» **Data segment**

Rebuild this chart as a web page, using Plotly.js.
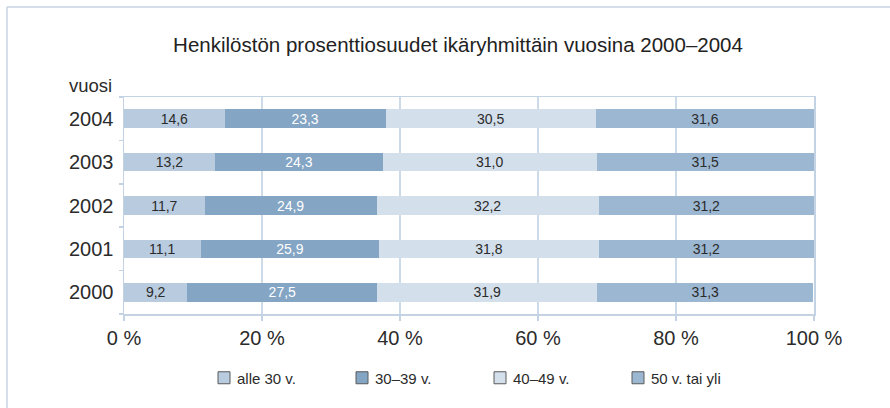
<!DOCTYPE html>
<html>
<head>
<meta charset="utf-8">
<script src="https://cdn.plot.ly/plotly-3.0.1.min.js"></script>
<style>
html,body{margin:0;padding:0;background:#fff;}
#chart{width:890px;height:408px;}
</style>
</head>
<body>
<div id="chart"></div>
<script>
// ---- data ----
const years = ['2000', '2001', '2002', '2003', '2004'];
const seriesNames = ['alle 30 v.', '30–39 v.', '40–49 v.', '50 v. tai yli'];
const alle30 = [9.2, 11.1, 11.7, 13.2, 14.6];
const age30to39 = [27.5, 25.9, 24.9, 24.3, 23.3];
const age40to49 = [31.9, 31.8, 32.2, 31.0, 30.5];
const age50plus = [31.3, 31.2, 31.2, 31.5, 31.6];
const xTickValues = [0, 20, 40, 60, 80, 100];
const xTickLabels = ['0 %', '20 %', '40 %', '60 %', '80 %', '100 %'];

const FONT = '"Liberation Sans", Arial, sans-serif';
const colors = ['#b9cbde', '#84a5c4', '#d3dfea', '#9cb7d1'];
const textColors = ['#2b2b2b', '#ffffff', '#2b2b2b', '#2b2b2b'];
const seriesValues = [alle30, age30to39, age40to49, age50plus];

const traces = seriesValues.map((vals, i) => ({
  type: 'bar',
  orientation: 'h',
  name: seriesNames[i],
  y: years,
  x: vals,
  width: 0.43,
  marker: {color: colors[i], line: {width: 0}},
  texttemplate: '%{x:.1f}',
  textposition: 'inside',
  insidetextanchor: 'middle',
  textangle: 0,
  constraintext: 'none',
  insidetextfont: {family: FONT, size: 14, color: textColors[i]},
  hoverinfo: 'skip'
}));

const gridC = '#cddbe8';
const lineC = '#c3d3e3';

const layout = {
  width: 890,
  height: 408,
  margin: {l: 124, r: 76, t: 97, b: 94},
  paper_bgcolor: '#ffffff',
  plot_bgcolor: '#ffffff',
  barmode: 'stack',
  separators: ', ',
  font: {family: FONT, color: '#2b2b2b'},
  showlegend: true,
  title: {
    text: 'Henkilöstön prosenttiosuudet ikäryhmittäin vuosina 2000–2004',
    font: {family: FONT, size: 20.5, color: '#222'},
    x: (458 - 124) / 690, xref: 'paper', xanchor: 'center',
    y: 1 - 45 / 408, yref: 'container', yanchor: 'middle'
  },
  xaxis: {
    range: [0, 100],
    tickmode: 'array',
    tickvals: xTickValues,
    ticktext: xTickLabels,
    tickfont: {family: FONT, size: 20, color: '#2b2b2b'},
    showgrid: true, gridcolor: gridC, gridwidth: 1.5,
    zeroline: false,
    showline: true, linecolor: lineC, linewidth: 1.5, mirror: true,
    ticks: 'outside', ticklen: 5, tickcolor: lineC, tickwidth: 1.5,
    fixedrange: true
  },
  yaxis: {
    type: 'category',
    categoryorder: 'array',
    categoryarray: years,
    tickfont: {family: FONT, size: 20, color: '#2b2b2b'},
    showgrid: false,
    showline: true, linecolor: lineC, linewidth: 1.5, mirror: true,
    ticks: 'outside', tickson: 'boundaries', ticklen: 4, tickcolor: lineC, tickwidth: 1.5,
    ticklabelstandoff: 5,
    fixedrange: true
  },
  legend: {
    orientation: 'h',
    x: (204 - 124) / 690, xanchor: 'left', xref: 'paper',
    y: (314 - 378) / 217, yanchor: 'middle', yref: 'paper',
    font: {family: FONT, size: 15, color: '#2b2b2b'},
    itemwidth: 30,
    entrywidth: 93,
    traceorder: 'normal',
    itemclick: false, itemdoubleclick: false
  },
  annotations: [{
    text: 'vuosi',
    xref: 'paper', yref: 'paper',
    x: 0, y: 1, xanchor: 'right', yanchor: 'middle',
    xshift: -10, yshift: 12,
    showarrow: false,
    font: {family: FONT, size: 18.5, color: '#2b2b2b'}
  }],
  shapes: [
    {type: 'line', xref: 'paper', yref: 'paper',
     x0: (7 - 124) / 690, x1: (890 - 124) / 690, y0: (314 - 7) / 217, y1: (314 - 7) / 217,
     line: {color: '#c8d5e2', width: 1.5}},
    {type: 'line', xref: 'paper', yref: 'paper',
     x0: (7 - 124) / 690, x1: (7 - 124) / 690, y0: (314 - 7) / 217, y1: (314 - 410) / 217,
     line: {color: '#c8d5e2', width: 1.5}}
  ]
};

Plotly.newPlot('chart', traces, layout, {displayModeBar: false, staticPlot: true}).then(gd => {
  // legend styling: outlined swatches, text close to swatch
  gd.querySelectorAll('.legend .legendpoints path').forEach(p => {
    p.style.stroke = '#5a5a5a';
    p.style.strokeWidth = '1px';
  });
  gd.querySelectorAll('.legend .legendtext').forEach(t => {
    const x = parseFloat(t.getAttribute('x')) || 0;
    t.setAttribute('x', x - 7);
  });
});
</script>
</body>
</html>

» **What needs to be done**
Transcribe the preceding listing in its entirety and with exact wording, leaving out pictures.

» **Answer to this task**
Rebuild this chart as a web page, using Plotly.js.
<!DOCTYPE html>
<html>
<head>
<meta charset="utf-8">
<script src="https://cdn.plot.ly/plotly-3.0.1.min.js"></script>
<style>
html,body{margin:0;padding:0;background:#fff;}
#chart{width:890px;height:408px;}
</style>
</head>
<body>
<div id="chart"></div>
<script>
// ---- data ----
const years = ['2000', '2001', '2002', '2003', '2004'];
const seriesNames = ['alle 30 v.', '30–39 v.', '40–49 v.', '50 v. tai yli'];
const alle30 = [9.2, 11.1, 11.7, 13.2, 14.6];
const age30to39 = [27.5, 25.9, 24.9, 24.3, 23.3];
const age40to49 = [31.9, 31.8, 32.2, 31.0, 30.5];
const age50plus = [31.3, 31.2, 31.2, 31.5, 31.6];
const xTickValues = [0, 20, 40, 60, 80, 100];
const xTickLabels = ['0 %', '20 %', '40 %', '60 %', '80 %', '100 %'];

const FONT = '"Liberation Sans", Arial, sans-serif';
const colors = ['#b9cbde', '#84a5c4', '#d3dfea', '#9cb7d1'];
const textColors = ['#2b2b2b', '#ffffff', '#2b2b2b', '#2b2b2b'];
const seriesValues = [alle30, age30to39, age40to49, age50plus];

const traces = seriesValues.map((vals, i) => ({
  type: 'bar',
  orientation: 'h',
  name: seriesNames[i],
  y: years,
  x: vals,
  width: 0.43,
  marker: {color: colors[i], line: {width: 0}},
  texttemplate: '%{x:.1f}',
  textposition: 'inside',
  insidetextanchor: 'middle',
  textangle: 0,
  constraintext: 'none',
  insidetextfont: {family: FONT, size: 14, color: textColors[i]},
  hoverinfo: 'skip'
}));

const gridC = '#cddbe8';
const lineC = '#c3d3e3';

const layout = {
  width: 890,
  height: 408,
  margin: {l: 124, r: 76, t: 97, b: 94},
  paper_bgcolor: '#ffffff',
  plot_bgcolor: '#ffffff',
  barmode: 'stack',
  separators: ', ',
  font: {family: FONT, color: '#2b2b2b'},
  showlegend: true,
  title: {
    text: 'Henkilöstön prosenttiosuudet ikäryhmittäin vuosina 2000–2004',
    font: {family: FONT, size: 20.5, color: '#222'},
    x: (458 - 124) / 690, xref: 'paper', xanchor: 'center',
    y: 1 - 45 / 408, yref: 'container', yanchor: 'middle'
  },
  xaxis: {
    range: [0, 100],
    tickmode: 'array',
    tickvals: xTickValues,
    ticktext: xTickLabels,
    tickfont: {family: FONT, size: 20, color: '#2b2b2b'},
    showgrid: true, gridcolor: gridC, gridwidth: 1.5,
    zeroline: false,
    showline: true, linecolor: lineC, linewidth: 1.5, mirror: true,
    ticks: 'outside', ticklen: 5, tickcolor: lineC, tickwidth: 1.5,
    fixedrange: true
  },
  yaxis: {
    type: 'category',
    categoryorder: 'array',
    categoryarray: years,
    tickfont: {family: FONT, size: 20, color: '#2b2b2b'},
    showgrid: false,
    showline: true, linecolor: lineC, linewidth: 1.5, mirror: true,
    ticks: 'outside', tickson: 'boundaries', ticklen: 4, tickcolor: lineC, tickwidth: 1.5,
    ticklabelstandoff: 5,
    fixedrange: true
  },
  legend: {
    orientation: 'h',
    x: (204 - 124) / 690, xanchor: 'left', xref: 'paper',
    y: (314 - 378) / 217, yanchor: 'middle', yref: 'paper',
    font: {family: FONT, size: 15, color: '#2b2b2b'},
    itemwidth: 30,
    entrywidth: 93,
    traceorder: 'normal',
    itemclick: false, itemdoubleclick: false
  },
  annotations: [{
    text: 'vuosi',
    xref: 'paper', yref: 'paper',
    x: 0, y: 1, xanchor: 'right', yanchor: 'middle',
    xshift: -10, yshift: 12,
    showarrow: false,
    font: {family: FONT, size: 18.5, color: '#2b2b2b'}
  }],
  shapes: [
    {type: 'line', xref: 'paper', yref: 'paper',
     x0: (7 - 124) / 690, x1: (890 - 124) / 690, y0: (314 - 7) / 217, y1: (314 - 7) / 217,
     line: {color: '#c8d5e2', width: 1.5}},
    {type: 'line', xref: 'paper', yref: 'paper',
     x0: (7 - 124) / 690, x1: (7 - 124) / 690, y0: (314 - 7) / 217, y1: (314 - 410) / 217,
     line: {color: '#c8d5e2', width: 1.5}}
  ]
};

Plotly.newPlot('chart', traces, layout, {displayModeBar: false, staticPlot: true}).then(gd => {
  // legend styling: outlined swatches, text close to swatch
  gd.querySelectorAll('.legend .legendpoints path').forEach(p => {
    p.style.stroke = '#5a5a5a';
    p.style.strokeWidth = '1px';
  });
  gd.querySelectorAll('.legend .legendtext').forEach(t => {
    const x = parseFloat(t.getAttribute('x')) || 0;
    t.setAttribute('x', x - 7);
  });
});
</script>
</body>
</html>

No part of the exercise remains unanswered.